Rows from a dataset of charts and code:

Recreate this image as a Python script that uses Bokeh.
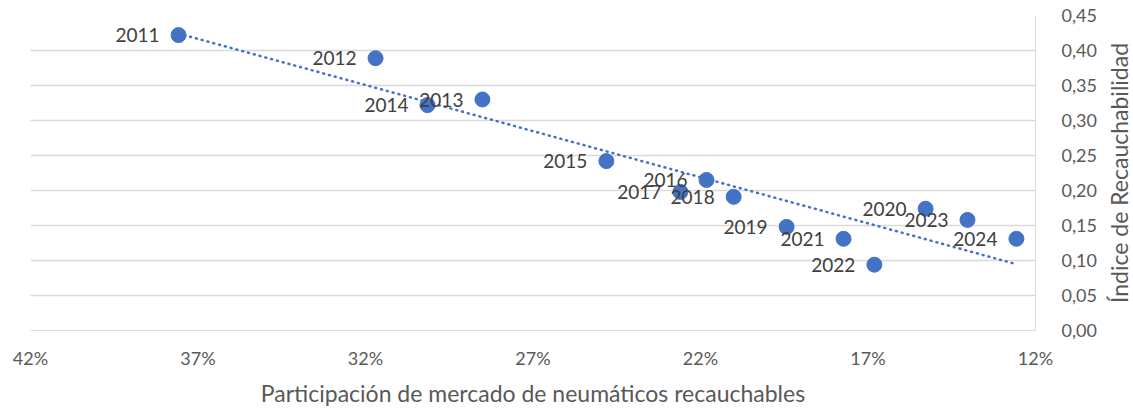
import numpy as np
from bokeh.plotting import figure
from bokeh.layouts import row
from bokeh.models import Range1d, FixedTicker, CustomJSTickFormatter, ColumnDataSource, Title
from bokeh.core.properties import value
from bokeh.embed import file_html
from bokeh.resources import INLINE

# Data
years = ["2011", "2012", "2013", "2014", "2015", "2016", "2017", "2018",
         "2019", "2020", "2021", "2022", "2023", "2024"]
market_share = [0.3758, 0.3170, 0.2851, 0.3015, 0.2481, 0.2182, 0.2260, 0.2101,
                0.1943, 0.1528, 0.1773, 0.1681, 0.1403, 0.1257]
retread_index = [0.422, 0.389, 0.330, 0.322, 0.242, 0.215, 0.198, 0.191,
                 0.148, 0.174, 0.131, 0.094, 0.158, 0.131]
x_ticks = [0.42, 0.37, 0.32, 0.27, 0.22, 0.17, 0.12]
y_ticks = [0.0, 0.05, 0.10, 0.15, 0.20, 0.25, 0.30, 0.35, 0.40, 0.45]
x_title = "Participación de mercado de neumáticos recauchables"
y_title = "Índice de Recauchabilidad"

FONT = "Lato"
BLUE = "#4472C4"
GRID = "#d9d9d9"
TXT = "#595959"
FW, FH = 1005, 315

p = figure(frame_width=FW, frame_height=FH, output_backend="svg",
           toolbar_location=None, y_axis_location="right",
           x_range=Range1d(0.42, 0.12), y_range=Range1d(0, 0.45),
           min_border_left=30, min_border_top=15, min_border_right=67,
           min_border_bottom=5)
p.outline_line_color = None
p.background_fill_color = "white"

# trend line (linear regression of the data)
slope, intercept = np.polyfit(market_share, retread_index, 1)
xs = np.array([max(market_share), min(market_share)])
p.line(xs, slope * xs + intercept, line_color=BLUE, line_width=2.5,
       line_dash="1 5", line_cap="round")

src = ColumnDataSource(dict(x=market_share, y=retread_index, year=years))
p.scatter("x", "y", source=src, size=15, fill_color=BLUE, line_color=BLUE)
p.text("x", "y", text="year", source=src, x_offset=-19, text_align="right",
       text_baseline="middle", text_font=value(FONT), text_font_size="19px",
       text_color="#404040")

# grid
p.xgrid.grid_line_color = None
p.ygrid.grid_line_color = GRID
p.ygrid.grid_line_width = 1.3

# x axis
xa = p.xaxis[0]
xa.ticker = FixedTicker(ticks=x_ticks)
xa.formatter = CustomJSTickFormatter(code="return Math.round(tick*100) + '%';")
xa.axis_line_color = GRID
xa.major_tick_line_color = None
xa.minor_tick_line_color = None
xa.major_label_standoff = 10
xa.major_label_text_font = FONT
xa.major_label_text_font_size = "18px"
xa.major_label_text_color = TXT
xa.axis_label = x_title
xa.axis_label_text_font = FONT
xa.axis_label_text_font_size = "23px"
xa.axis_label_text_font_style = "normal"
xa.axis_label_text_color = TXT
xa.axis_label_standoff = 7

# y axis (right)
ya = p.yaxis[0]
ya.ticker = FixedTicker(ticks=y_ticks)
ya.formatter = CustomJSTickFormatter(code="return tick.toFixed(2).replace('.', ',');")
ya.axis_line_color = GRID
ya.major_tick_line_color = None
ya.minor_tick_line_color = None
ya.major_label_standoff = 20
ya.major_label_text_font = FONT
ya.major_label_text_font_size = "18px"
ya.major_label_text_color = TXT

# narrow companion figure carrying the y-axis title (reads bottom-to-top)
p2 = figure(frame_width=1, frame_height=FH, output_backend="svg",
            toolbar_location=None, x_axis_location=None, y_axis_location=None,
            min_border_left=0, min_border_right=0, min_border_top=15,
            min_border_bottom=5)
p2.outline_line_color = None
p2.xgrid.grid_line_color = None
p2.ygrid.grid_line_color = None
p2.add_layout(Title(text=y_title, align="center", text_font=FONT,
                    text_font_size="23px", text_font_style="normal",
                    text_color=TXT, standoff=0, offset=0), "left")

layout = row(p, p2, spacing=0)
open("out.html", "w").write(file_html(layout, INLINE))
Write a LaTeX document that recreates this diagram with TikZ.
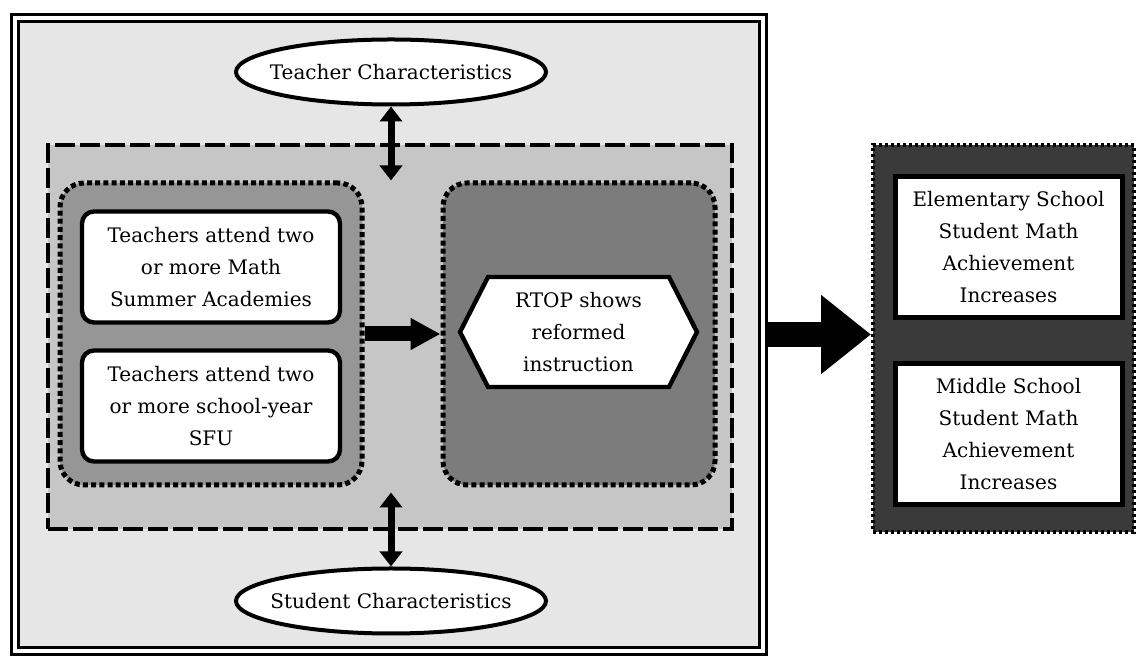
\documentclass[tikz,border=0pt]{standalone}
\usepackage{fontspec}
\setmainfont{DejaVu Serif}
\usepackage{tikz}
\usetikzlibrary{
  arrows.meta,
  shapes.geometric,
  shapes.symbols,
  positioning,
  calc
}
\definecolor{fwFrame}{HTML}{E6E6E6}
\definecolor{fwPanel}{HTML}{C6C6C6}
\definecolor{fwGroup}{HTML}{969696}
\definecolor{fwDeep}{HTML}{7C7C7C}
\definecolor{fwOut}{HTML}{3A3A3A}
\tikzset{
  fwtext/.style={font=\fontsize{10}{16}\selectfont, align=center},
  outerframe/.style={
    draw, double, double distance=2pt, line width=1.6pt, fill=fwFrame,
    minimum width=374pt, minimum height=316.5pt, inner sep=0pt
  },
  panel/.style={
    draw, line width=2pt, dash pattern=on 10pt off 2.5pt, fill=fwPanel,
    minimum width=342pt, minimum height=192pt, inner sep=0pt
  },
  cluster/.style={
    draw, line width=2.5pt, dash pattern=on 2.5pt off 1.6pt, rounded corners=12pt,
    minimum width=151pt, minimum height=151pt, inner sep=0pt
  },
  card/.style={
    fwtext, draw, line width=2.2pt, rounded corners=6pt, fill=white,
    minimum width=129pt, minimum height=55.5pt, inner sep=0pt
  },
  hexcard/.style={
    fwtext, draw, line width=2.2pt, fill=white, shape=signal,
    signal to=east and west, signal pointer angle=126,
    minimum width=118.5pt, minimum height=55pt, inner sep=0pt
  },
  trait/.style={
    fwtext, draw, ellipse, line width=2pt, fill=white,
    minimum width=155pt, minimum height=32.5pt, inner sep=0pt
  },
  result/.style={
    draw, line width=2pt, dash pattern=on 1.5pt off 1.5pt, fill=fwOut,
    minimum width=130.5pt, minimum height=193.5pt, inner sep=0pt
  },
  resultbox/.style={
    fwtext, draw, line width=2.5pt, fill=white,
    minimum width=113.5pt, minimum height=70.5pt, inner sep=0pt
  },
  link/.style={{Triangle[length=7.5pt, width=11pt]}-{Triangle[length=7.5pt, width=11pt]}, line width=3.5pt},
  flow/.style={-{Triangle[length=15pt, width=15pt]}, line width=7.5pt},
  bigflow/.style={-{Triangle[length=25pt, width=38pt]}, line width=12.5pt}
}

\begin{document}
\begin{tikzpicture}[x=0.5pt, y=-0.5pt]
  \useasboundingbox (0,0) rectangle (1136,656);
  % study frame
  \node[outerframe] (frame) at (389,334.5) {};
  \node[panel] (panel) at (390,337) {};
  \node[cluster, fill=fwGroup] (lgrp) at (211,334) {};
  \node[cluster, fill=fwDeep, minimum width=136pt] (rgrp) at (579,334) {};
  % professional development
  \node[card] (sum) at (211,267) {Teachers attend two\\or more Math\\Summer Academies};
  \node[card] (sfu) at (211,406) {Teachers attend two\\or more school-year\\SFU};
  \node[hexcard] (rtop) at (578.5,332) {RTOP shows\\reformed\\instruction};
  % characteristics
  \node[trait] (tch) at (391,72) {\makebox[0pt]{Teacher Characteristics}};
  \node[trait] (stu) at (391,601) {\makebox[0pt]{Student Characteristics}};
  \coordinate (tchin) at (tch.south |- lgrp.north);
  \coordinate (stuin) at ($(stu.north |- lgrp.south)+(0,5)$);
  \draw[link] (tch) -- (tchin);
  \draw[link] (stuin) -- (stu);
  \draw[flow] (lgrp) -- (rgrp);
  % outcomes
  \node[result] (out) at (1003.5,338.5) {};
  \node[resultbox] (elem) at (1008.5,247.5) {Elementary School\\Student Math\\Achievement\\Increases};
  \node[resultbox] (mid) at (1008.5,434) {Middle School\\Student Math\\Achievement\\Increases};
  \draw[bigflow] (frame.east) -- (frame.east -| out.west);
\end{tikzpicture}
\end{document}
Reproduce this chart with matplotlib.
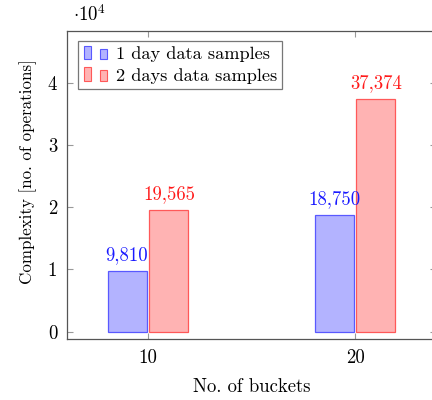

:: What needs to be done ::
Return only the lines from the start of the data through the line that contains "from bokeh.resources import INLINE", please, copying them exactly and omitting all pictures.

:: Exercise response ::
Recreate this image as a Python script that uses Bokeh.
import numpy as np
from bokeh.plotting import figure
from bokeh.layouts import row
from bokeh.models import Range1d, FixedTicker, CustomJSTickFormatter, ColumnDataSource, Title
from bokeh.core.properties import value
from bokeh.embed import file_html
from bokeh.resources import INLINE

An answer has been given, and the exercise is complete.